College student Trent Colbert is making a cross country trip to visit his parents when he encounters a prostitute named Miya Falk. He gets caught up in her world of crime, and the two are eventually forced to go on the run from the police. Through these rigorous endeavors the two fall in love with each other.
Filming occurred in Ontario, Canada. Kari Wuhrer is listed as Kari Salin in the credits.
It was first released direct-to-video in Europe and Australia during 1997. The film was released to the American home video market in the fall of 1998, also airing on cable networks in the region.
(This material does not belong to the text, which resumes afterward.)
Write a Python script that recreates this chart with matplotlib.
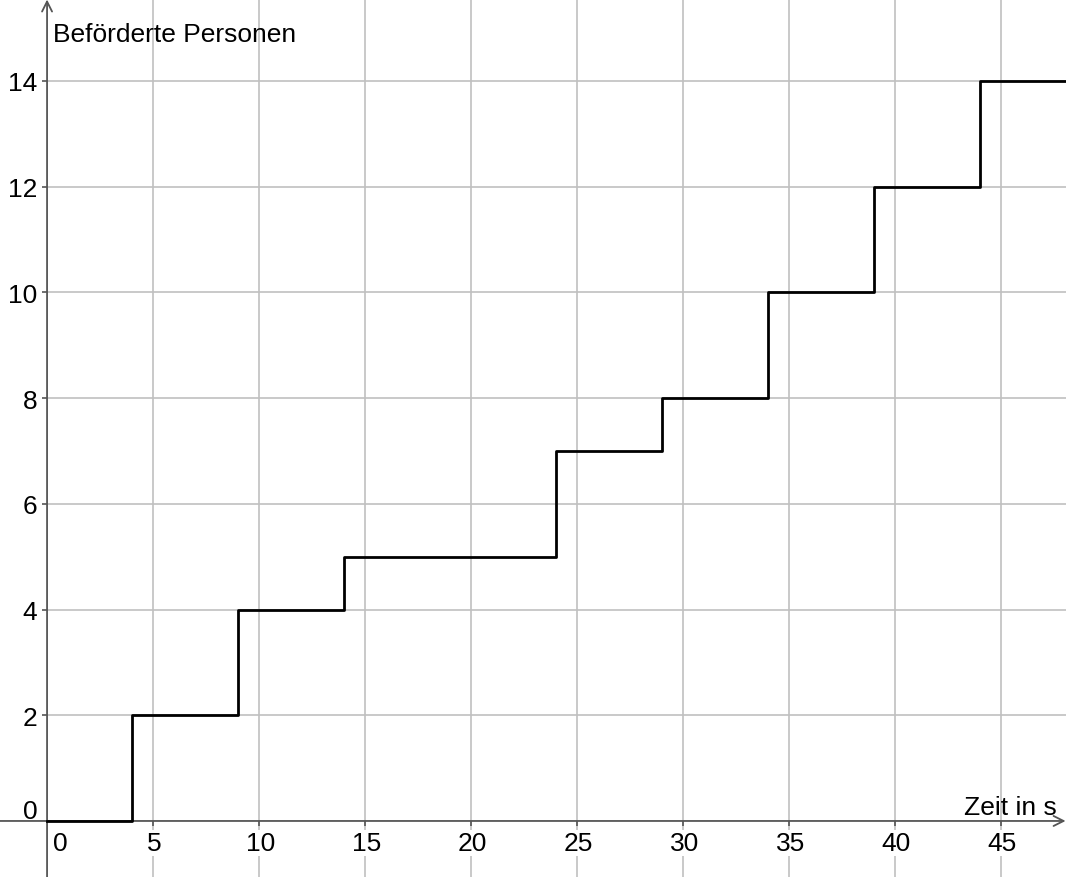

Dave Nuttycombe of Washington City Paper wrote in his review, "Actors may take their names off a film, but their breasts remain. The box, the ads, and my photographic memory of her perky curvaceousness from previous DTV efforts all say that Kari Wuhrer is in this film. The opening credits read “Kari Salin.” If the ex-videotrix was unhappy playing a toe-sucking, whip-cracking whore, she might have raised objections while reading the script. Maybe she balked after filming scenes with a shirtless Burt Young (he's in surprisingly good shape, but still...). And while her impressive body does much of the storytelling, Kari's never fully exposed and gets lines like, 'You're not going to pout all day for being an accessory to murder, are you?'"[4]
In his 2015 book Spinegrinder: The Movies Most Critics Won’t Write About, author Clive Davies called it a "a useless road movie that isn't really a sequel".[5]